Building an AI Agent Context Strategy

The techniques above aren’t mutually exclusive. Most production agent systems combine several:

Sub-agents handle anything with unpredictable output (file reads, searches, API calls)
Code mode and file-based iteration keep large results out of context entirely
Compaction manages gradual bloat in long conversations
RLM patterns tackle tasks that exceed any single context window
Tool metadata lets agents make informed decisions about risky calls
Built-in filters let tools return exactly what’s needed without harness changes

The common thread: assume your agent will encounter context-killing situations, and design systems that recover gracefully when it happens.

What MCP Tool Providers Can Do About Context Overflow

Most survival architectures live in the agent harness. But tool providers aren’t helpless. There’s a spectrum of how much we can help.

Discovery at the server level. Instead of exposing 500 tools upfront, build discovery into the MCP server itself. At StackOne, we built meta-execute and search tools that let agents discover available actions without loading every schema. A good harness can also solve this (Anthropic’s Claude SDK does dynamic tool loading), but embedding discovery in the server means it works regardless of how sophisticated the harness is.

Code mode is powerful but heavy. Letting agents generate code to filter and transform data works well. But it requires infrastructure: a secure sandbox to execute arbitrary code, proper isolation, timeout handling. That’s a lot to ask from every tool provider. Most won’t build it.

The middle ground: built-in filters. What if tools offered filter parameters using syntax LLMs already know? Think JSONPath or SQLite-style queries:

// Instead of returning 50K tokens of Notion pages...
notion.search({
  query: "Q4 planning",
  filter: "$.results[?(@.properties.status == 'In Progress')]",  // JSONPath
  select: ["id", "title", "last_edited"]  // Only these fields
})

// Or SQL-like for structured data
logs.query({
  where: "level = 'error' AND timestamp > '2026-01-01'",
  limit: 50,
  select: ["message", "stack_trace"]
})

This isn’t full code mode. No sandbox needed. The syntax is well-known to LLMs (they’ve seen millions of JSONPath and SQL examples). It doesn’t require generating and executing scripts, just a filtering parameter on existing tools. But it achieves the same goal: agents request exactly what they need instead of receiving everything and drowning.

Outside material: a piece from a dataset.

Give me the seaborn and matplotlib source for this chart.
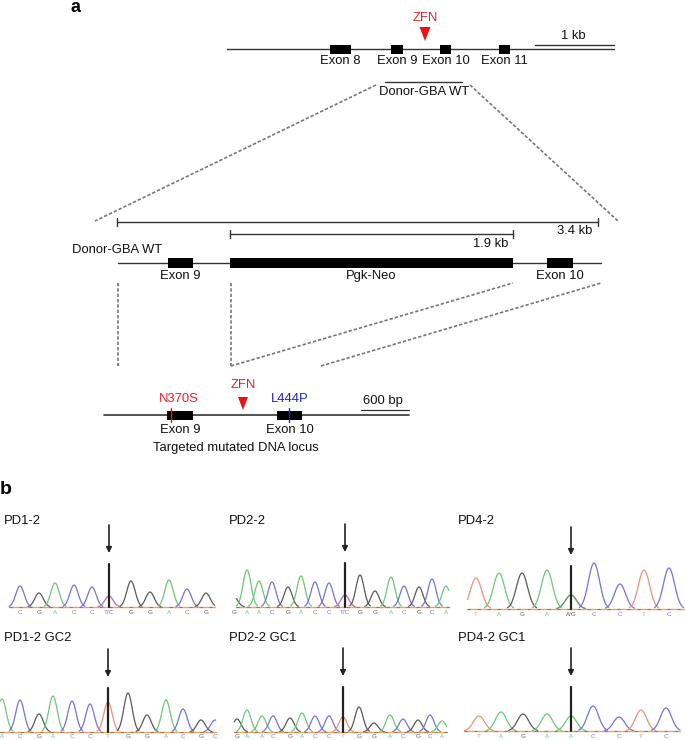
import numpy as np
import pandas as pd
import matplotlib
matplotlib.use("Agg")
import matplotlib.pyplot as plt
import seaborn as sns

sns.set_style("white")
plt.rcParams["font.family"] = ["Liberation Sans", "DejaVu Sans"]

# gene maps, read in pixels off the picture
top_exons = [("Exon 8", 330, 351), ("Exon 9", 391, 403), ("Exon 10", 440, 451), ("Exon 11", 499, 510)]
mid_exons = [("Exon 9", 168, 193), ("Pgk-Neo", 230, 513), ("Exon 10", 547, 573)]
low_exons = [("Exon 9", 167, 193), ("Exon 10", 277, 302)]
dashes = [
    (376, 85, 95, 221), (470, 85, 618, 221),
    (118, 283, 118, 366), (231, 283, 231, 366),
    (231, 366, 513, 283), (321, 366, 601, 283),
]

# sequencing traces: base called, peak position, peak height
pd1_bases = list("CGACCCGGACG")
pd1_x = [20, 39, 55, 74, 92, 109, 131, 150, 169, 187, 206]
pd1_h = [21, 14, 24, 22, 20, 11, 26, 15, 27, 18, 14]
pd2_bases = list("GAACGACCCGGACGCA")
pd2_x = [234, 247, 259, 272, 288, 301, 315, 329, 345, 360, 375, 391, 404, 419, 432, 446]
pd2_h = [10, 37, 26, 25, 20, 31, 25, 24, 12, 32, 16, 30, 21, 20, 28, 21]
pd4_bases = list("TAGAGCCTC")
pd4_x = [476, 499, 522, 547, 571, 594, 620, 644, 669]
pd4_h = [31, 36, 36, 39, 14, 46, 25, 39, 41]
gc1_bases = list("ACGACCTGGACGC")
gc1_x = [2, 20, 39, 53, 72, 90, 108, 128, 147, 166, 183, 201, 215]
gc1_h = [33, 32, 18, 36, 31, 28, 30, 39, 17, 32, 23, 12, 12]
gc2_bases = list("GAACGACCTGGACGCA")
gc2_x = [237, 247, 262, 273, 290, 302, 315, 329, 343, 359, 374, 390, 403, 418, 430, 442]
gc2_h = [13, 22, 16, 16, 14, 19, 16, 16, 15, 25, 9, 17, 13, 12, 17, 11]
gc4_bases = list("TAGAACCTC")
gc4_x = [479, 501, 523, 547, 571, 593, 619, 641, 666]
gc4_h = [15, 19, 17, 17, 15, 25, 14, 21, 23]

base_colors = {"A": "#6cc878", "C": "#7474dc", "G": "#5a5a5a", "T": "#ef9078"}

panels = [
    ("PD1-2", 4, 521, 109, 564, pd1_bases, pd1_x, pd1_h, 607, 4.2, 612, "T/C", 5, 9, 215),
    ("PD2-2", 229, 521, 345, 563, pd2_bases, pd2_x, pd2_h, 607, 4.0, 612, "T/C", 8, 236, 449),
    ("PD4-2", 458, 521, 571, 566, pd4_bases, pd4_x, pd4_h, 609, 5.6, 615, "A/G", 4, 467, 685),
    ("PD1-2 GC2", 4, 638, 108, 688, gc1_bases, gc1_x, gc1_h, 732, 4.2, 737, None, None, 0, 216),
    ("PD2-2 GC1", 229, 638, 343, 687, gc2_bases, gc2_x, gc2_h, 732, 4.0, 737, None, None, 234, 447),
    ("PD4-2 GC1", 458, 638, 571, 687, gc4_bases, gc4_x, gc4_h, 731, 5.6, 737, None, None, 464, 680),
]

fig = plt.figure(figsize=(6.85, 7.40), dpi=100)
ax = fig.add_axes([0, 0, 1, 1])

FS = 9.4


def label(x, y, s, color="#111111", ha="center", size=FS, weight="normal"):
    ax.text(x, y, s, color=color, ha=ha, va="center", fontsize=size, fontweight=weight)


def gene_line(x0, x1, y, lw=1.0):
    sns.lineplot(x=[x0, x1], y=[y, y], color="#333333", linewidth=lw, ax=ax)


def exons(items, y, half, text_y):
    for name, x0, x1 in items:
        ax.barh(y, x1 - x0, left=x0, height=2 * half, color="black", linewidth=0, zorder=3)
        label((x0 + x1) / 2, text_y, name)


def caps_bar(x0, x1, y):
    ax.plot([x0, x1], [y, y], color="#333333", lw=1.0)
    ax.plot([x0, x0], [y - 4, y + 4], color="#333333", lw=1.0)
    ax.plot([x1, x1], [y - 4, y + 4], color="#333333", lw=1.0)


def zfn(x, text_y, y0, y1, half):
    label(x, text_y, "ZFN", color="#ee1c25")
    ax.fill([x - half, x + half, x], [y0, y0, y1], color="#ee1111", lw=0)


def trace(bases, xs, hs, base_y, sigma, text_y, mixed, mixed_i, x_start, x_end):
    for i, (b, x0, h) in enumerate(zip(bases, xs, hs)):
        grid = np.linspace(x0 - 2.6 * sigma, x0 + 2.6 * sigma, 50)
        curve = base_y - h * np.exp(-((grid - x0) ** 2) / (2 * sigma ** 2))
        keep = (grid >= x_start) & (grid <= x_end)
        df = pd.DataFrame({"x": grid[keep], "y": curve[keep]})
        sns.lineplot(data=df, x="x", y="y", color=base_colors[b], linewidth=0.9, ax=ax)
        txt = b
        if i == mixed_i:
            other = base_colors[mixed[0]]
            sns.lineplot(data=df, x="x", y="y", color=other, linewidth=0.7, alpha=0.7, ax=ax)
            txt = mixed
        label(x0, text_y, txt, color=base_colors[b], size=4.5)
    # base line under the peaks
    ax.plot([x_start, x_end], [base_y, base_y], color="#e59a5a", lw=1.0, alpha=0.9)
    ax.plot([x_start, x_end], [base_y + 0.3, base_y + 0.3], color="#444444",
            lw=0.8, alpha=0.45, dashes=(3, 6))


label(76, 7, "a", color="black", size=13, weight="bold")
label(6, 490, "b", color="black", size=14, weight="bold")

# top map
gene_line(227, 614, 49)
exons(top_exons, 49.5, 4.5, 61)
zfn(425, 18, 27, 41, 5.5)
gene_line(535, 614, 45, 1.0)
label(573, 36, "1 kb")
gene_line(385, 462, 82, 1.0)
label(424, 92, "Donor-GBA WT")

# donor map
caps_bar(117, 598, 222)
label(575, 231, "3.4 kb")
caps_bar(230, 513, 234)
label(491, 244, "1.9 kb")
label(72, 250, "Donor-GBA WT", ha="left")
gene_line(118, 601, 263)
exons(mid_exons, 262.5, 5, 276)

for x0, y0, x1, y1 in dashes:
    ax.plot([x0, x1], [y0, y1], color="#777777", lw=1.2, dashes=(2, 1.2))

# targeted locus
gene_line(104, 409, 415, 1.2)
exons(low_exons, 415, 4.5, 430)
ax.plot([171, 171], [408, 422], color="#ee1111", lw=1.0, zorder=4)
ax.plot([289, 289], [408, 422], color="#2222cc", lw=1.0, zorder=4)
label(179, 399, "N370S", color="#ee1c25")
label(290, 399, "L444P", color="#2222cc")
zfn(243, 385, 397, 410, 5)
label(383, 401, "600 bp")
gene_line(361, 409, 410, 0.9)
label(236, 448, "Targeted mutated DNA locus")

# chromatograms
for name, tx, ty, ax_x, bar_top, bases, xs, hs, base_y, sigma, text_y, mixed, mixed_i, x0, x1 in panels:
    label(tx, ty, name, ha="left")
    trace(bases, xs, hs, base_y, sigma, text_y, mixed, mixed_i, x0, x1)
    ax.plot([ax_x, ax_x], [bar_top, base_y], color="#222222", lw=1.6, zorder=5)
    ax.annotate("", xy=(ax_x, bar_top - 11), xytext=(ax_x, bar_top - 39),
                arrowprops=dict(arrowstyle="-|>", color="#222222", lw=1.2, mutation_scale=8,
                                shrinkA=0, shrinkB=0))

ax.set_xlim(0, 685)
ax.set_ylim(740, 0)
ax.axis("off")
fig.savefig("out.png", dpi=100)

The filtering happens server-side. The agent gets 2K tokens instead of 50K. No harness changes required.

The Future of AI Agent Context Management

The architectures above work. Sub-agents, code mode, RLM, memory pointers, tool metadata, built-in filters. They’re all effective. But they’re also fragmented. Every harness implements its own version. Every tool provider makes different choices.

SDKs and agent frameworks still lack most of this functionality, and that makes sense. The space moves fast. Commit to one approach today, and it might be obsolete in three months. Teams are cautious about building infrastructure that could become technical debt.

For now, we build survival architectures. Assume agents will kill themselves. Design systems that recover anyway. The harnesses that get this right become the platforms, not because of features, but because their agents actually finish the task.